Might the eventual restoration of provident fund payments, contingent upon the realization of projected cash surpluses, be delayed indefinitely under the pretext of fiscal prudence, thereby compelling retirees to seek judicial redress and exposing the limits of administrative goodwill in the face of statutory entitlements? Should the government, in pursuit of electoral advantage, publicise the temporary cash cushion as evidence of competent stewardship while omitting the underlying structural deficiencies, does this not erode the democratic principle that voters must be furnished with a complete factual record to evaluate the efficacy of policy proposals?
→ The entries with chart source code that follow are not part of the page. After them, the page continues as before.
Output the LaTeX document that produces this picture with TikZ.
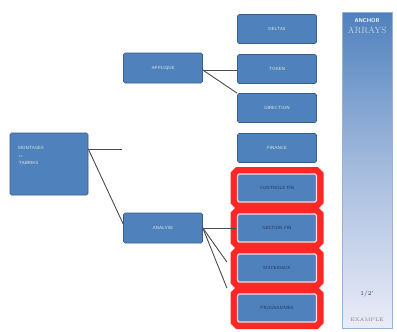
\documentclass[tikz,border=0pt]{standalone}
\usepackage{tikz}
\usetikzlibrary{positioning}
\definecolor{boxblue}{RGB}{79,129,189}
\definecolor{boxedge}{RGB}{56,93,138}
\definecolor{barlight}{RGB}{236,236,248}
\definecolor{boxtext}{RGB}{225,238,215}
\tikzset{
  topic/.style={rectangle, rounded corners=1.5pt, fill=boxblue, draw=boxedge, line width=0.6pt,
    minimum width=79pt, minimum height=29pt, inner sep=1pt, text=boxtext,
    font=\sffamily\fontsize{4.5}{5.5}\selectfont},
  hot/.style={topic, text=boxedge!60!black, draw=red!15, line width=1.2pt,
    preaction={draw=red!85, line width=14pt}},
  link/.style={draw=gray!60!black, line width=0.9pt}
}
\begin{document}
\begin{tikzpicture}[x=1pt,y=-1pt]
  \useasboundingbox (0,0) rectangle (397,332);
  \fill[white] (0,0) rectangle (397,332);
  % left column
  \node[topic, minimum width=78pt, minimum height=62pt, align=left, text width=62pt, text depth=32pt] (root) at (49,164)
    {MONTAGES\\[2pt]\,{\fontsize{3}{3}\selectfont 1\,1}\\[2pt]\,TABRIKS};
  % middle column
  \node[topic, minimum height=30pt] (apply) at (163,68) {APPLIQUE};
  \node[topic, minimum height=30pt] (anal) at (163,228) {ANALYSE};
  % right column, plain ones
  \foreach \name/\y/\txt in {delta/29/DELTAS, token/69/TOKEN, direct/108/DIRECTION, fin/148/FINANCE}
    \node[topic] (\name) at (277,\y) {\txt};
  % right column, marked in red
  \foreach \name/\y/\txt in {ctrl/188/CONTROLE FIN, gest/228/GESTION FIN, mat/268/MATERIAUX, prog/308/PROGRAMMES}
    \node[hot, minimum height=28pt] (\name) at (277,\y) {\txt};
  % connectors
  \coordinate (stub) at (122,149);
  \draw[link] (root.east |- stub) -- (stub);
  \draw[link] (root.east |- stub) -- (anal.west |- 0,224);
  \draw[link] (apply.east |- 0,70) -- (token.west |- 0,70);
  \draw[link] (apply.east |- 0,70) -- (direct.north west);
  \draw[link] (anal.east) -- (gest.west);
  \draw[link] (anal.east) -- ([xshift=-10pt]mat.west |- 0,262);
  \draw[link] (anal.east) -- ([xshift=-10pt]prog.west |- 0,288);
  % side bar
  \node[rectangle, draw=boxblue!60, line width=0.5pt, minimum width=50pt, minimum height=316pt, inner sep=0pt,
    top color=boxblue, bottom color=barlight, middle color=boxblue!45!barlight] (bar) at (367,170) {};
  \node[below=6pt of bar.north, font=\sffamily\fontsize{5.5}{6}\bfseries, text=white, inner sep=1pt] (bhead) {ANCHOR};
  \node[below=2pt of bhead, font=\fontsize{9}{9}\selectfont, text=boxblue!35!white, inner sep=1pt, align=center] (bsub) {ARRAYS};
  \node[above=30pt of bar.south, font=\fontsize{6}{6}\selectfont, text=boxedge!60!black, inner sep=1pt] (bnum) {1/2'};
  \node[above=6pt of bar.south, font=\fontsize{5}{5}\selectfont, text=gray, inner sep=1pt] (bfoot) {EXAMPLE};
\end{tikzpicture}
\end{document}
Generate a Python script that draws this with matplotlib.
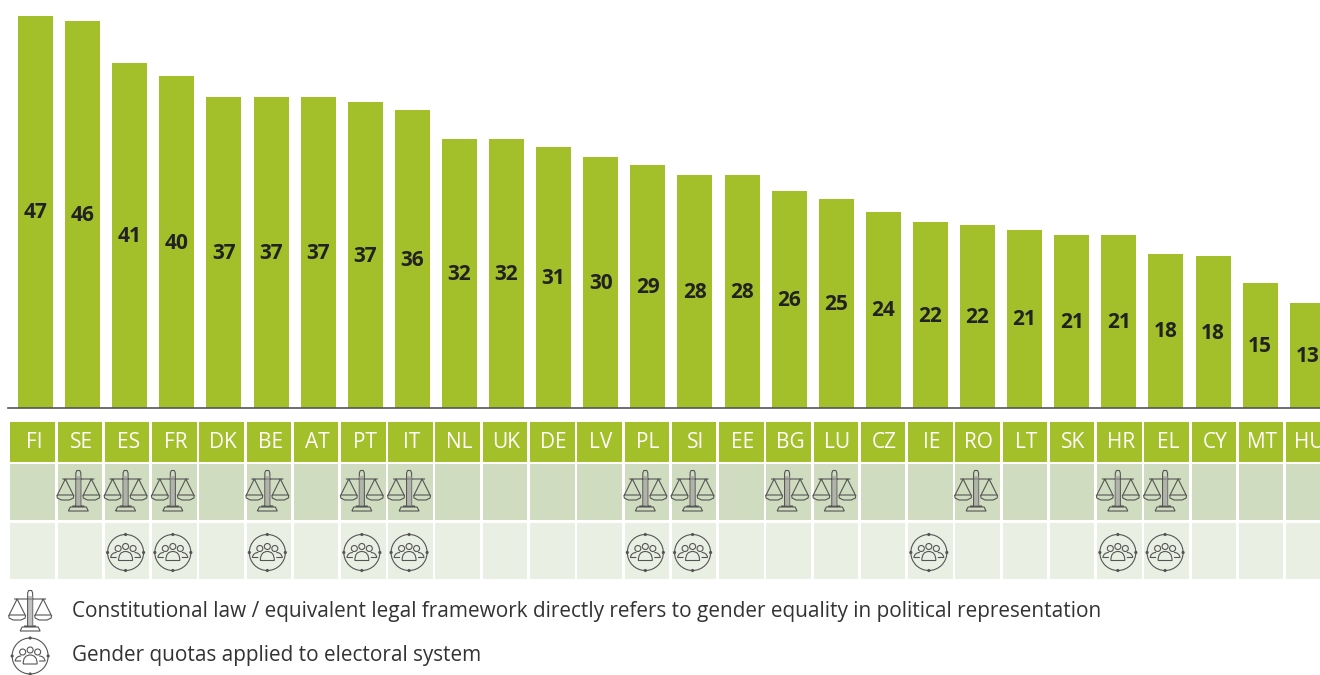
import matplotlib
matplotlib.use('Agg')
import matplotlib.pyplot as plt
from matplotlib.patches import Rectangle, PathPatch, Circle
from matplotlib.path import Path
from matplotlib.transforms import Affine2D, ScaledTranslation

countries = ['FI', 'SE', 'ES', 'FR', 'DK', 'BE', 'AT', 'PT', 'IT', 'NL', 'UK', 'DE', 'LV', 'PL',
             'SI', 'EE', 'BG', 'LU', 'CZ', 'IE', 'RO', 'LT', 'SK', 'HR', 'EL', 'CY', 'MT', 'HU']
values = [47.2, 46.6, 41.5, 39.9, 37.4, 37.4, 37.4, 36.8, 35.8, 32.3, 32.3, 31.4, 30.2, 29.2,
          28.0, 28.0, 26.1, 25.1, 23.6, 22.3, 22.0, 21.4, 20.8, 20.8, 18.5, 18.2, 15.0, 12.6]
labels = [47, 46, 41, 40, 37, 37, 37, 37, 36, 32, 32, 31, 30, 29,
          28, 28, 26, 25, 24, 22, 22, 21, 21, 21, 18, 18, 15, 13]
law_countries = ['SE', 'ES', 'FR', 'BE', 'PT', 'IT', 'PL', 'SI', 'BG', 'LU', 'RO', 'HR', 'EL']
quota_countries = ['ES', 'FR', 'BE', 'PT', 'IT', 'PL', 'SI', 'IE', 'HR', 'EL']
law_text = 'Constitutional law / equivalent legal framework directly refers to gender equality in political representation'
quota_text = 'Gender quotas applied to electoral system'

GREEN = '#a3c02a'
ROW1 = '#d0dcc0'
ROW2 = '#eaefe3'
ICON = '#555555'
W, H = 1320, 675
BASE = 407.5

plt.rcParams['font.family'] = ['Open Sans', 'DejaVu Sans']
fig = plt.figure(figsize=(W / 100, H / 100), dpi=100, facecolor='w')

# bars, x axis set up so that category i sits at 35.5 + 47.1 i pixels
ax = fig.add_axes([0, 1 - BASE / H, 1, BASE / H])
ax.set_xlim(-35.5 / 47.1, (W - 35.5) / 47.1)
ax.set_ylim(0, BASE / 8.3)
ax.bar(range(len(values)), values, width=35 / 47.1, color=GREEN)
for i, v in enumerate(values):
    ax.text(i, v / 2 - 0.15, str(labels[i]), ha='center', va='center', fontsize=15,
            fontweight='bold', color='#222222')
ax.axis('off')
ax.axhline(0, xmin=8 / W, color='#555555', lw=1.2, clip_on=False)

# table under the bars, y in pixels from the top
tab = fig.add_axes([0, 0, 1, 1])
tab.set_xlim(-32.5 / 47.25, (W - 32.5) / 47.25)
tab.set_ylim(H, 0)
tab.axis('off')
cell_w = 44.5 / 47.25


def law_icon():
    verts, codes = [], []

    def add(pts):
        verts.extend(pts)
        codes.extend([Path.MOVETO] + [Path.LINETO] * (len(pts) - 1))
    # beam, pillar, foot
    add([(-16, -12), (16, -12)])
    add([(-2.5, 15), (-2.5, -18), (-1.5, -20.5), (1.5, -20.5), (2.5, -18), (2.5, 15)])
    add([(-6, 15), (6, 15)])
    add([(-10, 20), (-8, 16), (8, 16), (10, 20), (-10, 20)])
    # pans
    for c in (-13, 13):
        add([(c, -12), (c - 8, 4), (c + 8, 4), (c, -12)])
        add([(c - 8.5, 4), (c - 8, 7), (c - 4, 9), (c + 4, 9), (c + 8, 7), (c + 8.5, 4)])
    return Path(verts, codes)


def draw_law(x, y):
    tr = Affine2D().scale(1, -1) + ScaledTranslation(x, y, tab.transData)
    tab.add_patch(PathPatch(law_icon(), fc='none', ec=ICON, lw=0.8, transform=tr, clip_on=False))
    tab.add_patch(Rectangle((-2.5, -15), 5, 30, fc='#999999', ec='none', alpha=0.6, transform=tr))


def draw_quota(x, y):
    tr = ScaledTranslation(x, y, tab.transData)
    tab.add_patch(Circle((0, 0), 18, fc='none', ec=ICON, lw=0.8, transform=tr, clip_on=False))
    for dx, dy in [(0, 18), (0, -18), (18, 0), (-18, 0)]:
        tab.add_patch(Circle((dx, dy), 1.6, fc=ICON, ec='none', transform=tr, clip_on=False))
    for dx, dy in [(-7.5, 4), (0, 6), (7.5, 4)]:
        tab.add_patch(Circle((dx, dy), 3, fc='none', ec=ICON, lw=0.8, transform=tr, clip_on=False))
    body = Path([(-7, -8), (-7, 1), (0, 1), (7, 1), (7, -8), (-7, -8)],
                [Path.MOVETO, Path.CURVE3, Path.CURVE3, Path.CURVE3, Path.CURVE3, Path.LINETO])
    tab.add_patch(PathPatch(body, fc='none', ec=ICON, lw=0.8, transform=tr, clip_on=False))
    for s in (-1, 1):
        side = Path([(s * 9, 0), (s * 14, 0), (s * 15, -5), (s * 9, -5)],
                    [Path.MOVETO, Path.CURVE3, Path.CURVE3, Path.LINETO])
        tab.add_patch(PathPatch(side, fc='none', ec=ICON, lw=0.8, transform=tr, clip_on=False))


for i, c in enumerate(countries):
    left = i - cell_w / 2
    tab.add_patch(Rectangle((left, 422), cell_w, 40, fc=GREEN, ec='none'))
    tab.add_patch(Rectangle((left, 464), cell_w, 56, fc=ROW1, ec='none'))
    tab.add_patch(Rectangle((left, 523), cell_w, 56, fc=ROW2, ec='none'))
    tab.text(i + 0.03, 442, c, ha='center', va='center', color='w', fontsize=15)
    if c in law_countries:
        draw_law(i - 0.03, 491)
    if c in quota_countries:
        draw_quota(i - 0.03, 552.5)

draw_law(-0.05, 611)
draw_quota(-0.05, 656)
tab.text(-32.5 / 47.25 + 72 / 47.25, 611.5, law_text, ha='left', va='center', fontsize=14.95, color='#333333')
tab.text(-32.5 / 47.25 + 72 / 47.25, 656, quota_text, ha='left', va='center', fontsize=14.95, color='#333333')

fig.savefig('out.png', dpi=100)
Finally, does the current episode illuminate a systemic tension between constitutional guarantees of public service continuity and the pragmatic exigencies of fiscal management, thereby inviting scholars and legislators alike to contemplate whether existing legal instruments sufficiently reconcile the twin imperatives of economic sustainability and the protection of citizens' rights to essential governmental services? Could the establishment of an independent oversight body, endowed with statutory powers to audit and publicly report on the financial health of public utilities such as the postal service, serve as a durable safeguard against ad‑hoc fiscal maneuvers that risk compromising the long‑term viability of essential civic infrastructure?